Les articles L. 341-2 et L. 341-3 [L. 331-1 et L. 331-2] du Code de la consommation ont été jugés, à juste titre, applicables à la caution avertie (2), et notamment au dirigeant caution (3). Quels que soient les reproches que l'on peut adresser à ces textes, la jurisprudence a eu raison, au regard de leur lettre, d'en faire profiter le dirigeant caution. En effet, ces textes précisent que doit rédiger la mention manuscrite "toute personne physique qui s'engage par acte sous seing privé en qualité de caution". Ainsi, en vertu de l'adage Ubi lex non distinguit, nec nos distinguere debemus, le dirigeant caution, dès l'instant qu'il est une personne physique, doit profiter de ce texte. Et tant pis si cela vient à faire bénéficier du Code de la consommation une caution qui s'engage dans l'exercice de son activité professionnelle... La faute est imputable au législateur, non à la jurisprudence.
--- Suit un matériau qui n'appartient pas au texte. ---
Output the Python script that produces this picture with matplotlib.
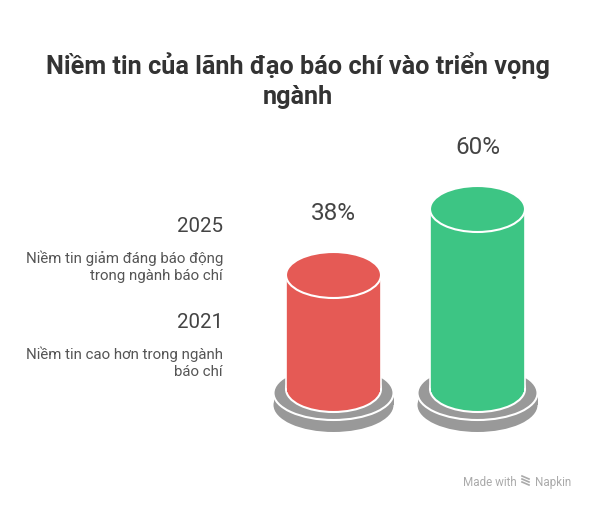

Par conséquent, la Cour de cassation, dans l'arrêt commenté, a raison de remarquer qu'un cautionnement valable ne pouvait être dégagé en l'espèce, puisque les mentions manuscrites n'avaient pas été apposées sur l'aval.
Ce faisant, la Cour rejette, implicitement, un argument de la cour d'appel de Rennes, qui avait commis une confusion. Relever que l'aval constituait un commencement de preuve, complété par l'intérêt personnel de la caution, place le débat sur la preuve de l'acte, alors qu'il convenait de le placer sur sa validité. En outre, une jurisprudence constante estime certes que le cautionnement est commercial si la caution a un intérêt personnel à l'opération principale (4). Toutefois, la commercialité du cautionnement ne suffit pas à libéraliser les moyens de preuve : par application de l'article L. 110-3 du Code de commerce (N° Lexbase : L5547AIB), il faut en outre que chaque partie ait la qualité de commerçant.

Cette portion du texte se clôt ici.